William Jeffrey Dumas, who was originally convicted of two counts of rape and one count of sodomy, was sentenced to 25 years in prison. The story should have ended there, but for the work of Appeals Court Judge Christopher McFadden, who felt that the man didn't do it. There was no hard evidence that exonerated the man that hadn't come up in the trial in which he was convicted, but the judge just had a feeling.
According to an order justifying his decision, McFadden cited that the victim lacked an "exhibited visible distress," in being around the defendant immediately following the alleged rape incidents. He also said that Dumas didn't appear very remorseful for the crime so therefore wasn't likely too have committed it. So in McFadden's court room, if you remain indignant about a crime you have been charged with, he will side with you. A new development in legal theory which, if made universal, would prevent the conviction of roughly every single person ever charged with a crime.

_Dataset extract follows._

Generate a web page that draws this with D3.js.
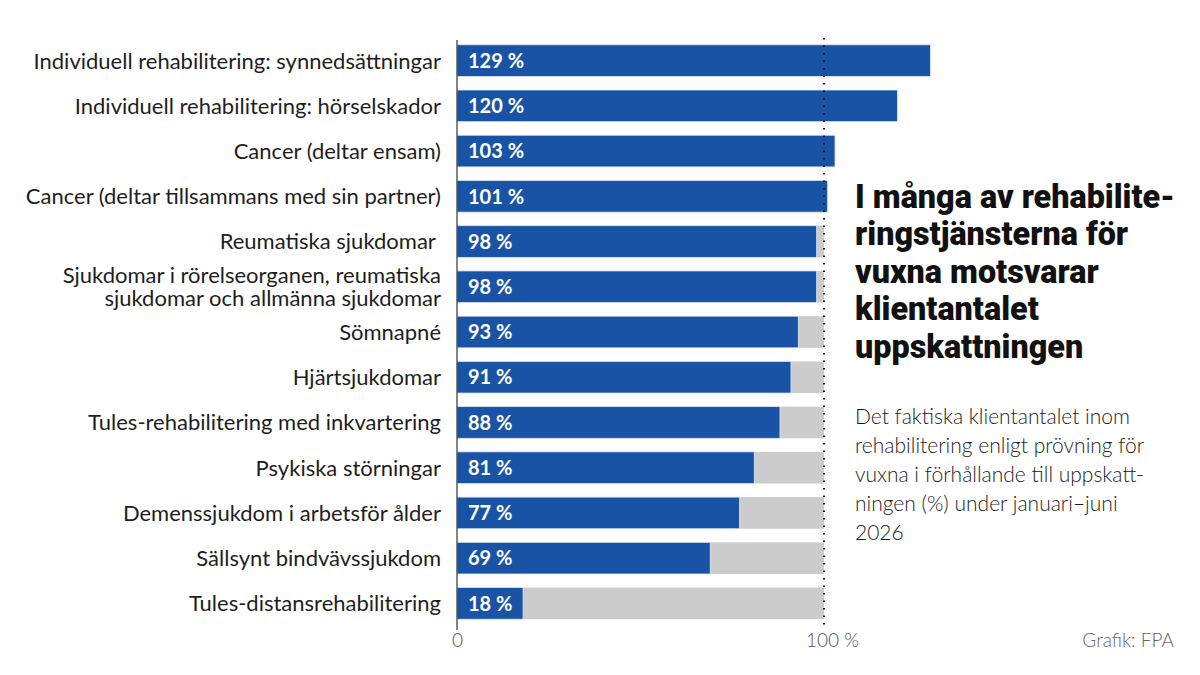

"At no time prior to her outcry ... did (the victim) behave like a victim," McFadden wrote in his decision. "Nor did Mr. Dumas behave like someone who had recently perpetrated a series of violent crimes against her. ... It requires more than that bald argument to satisfy this court that it should ignore the fact that, until the outcry, neither of them showed any fear, guilt or inclination to retreat to a place of safety."Victims often behave in different ways and what a rape victims does immediately after the rape is not an indicator of whether or not it occurred (although defense attorneys have argued that it is, of course.) Part of what researchers of sexual assault call "Rape Trauma Syndrome" is that people respond to it differently. These aren't always obvious, either. In many cases, for example, the victim won't show outward signs of distress. This can be seen as part of the coping process with what is a major physical and psychological trauma.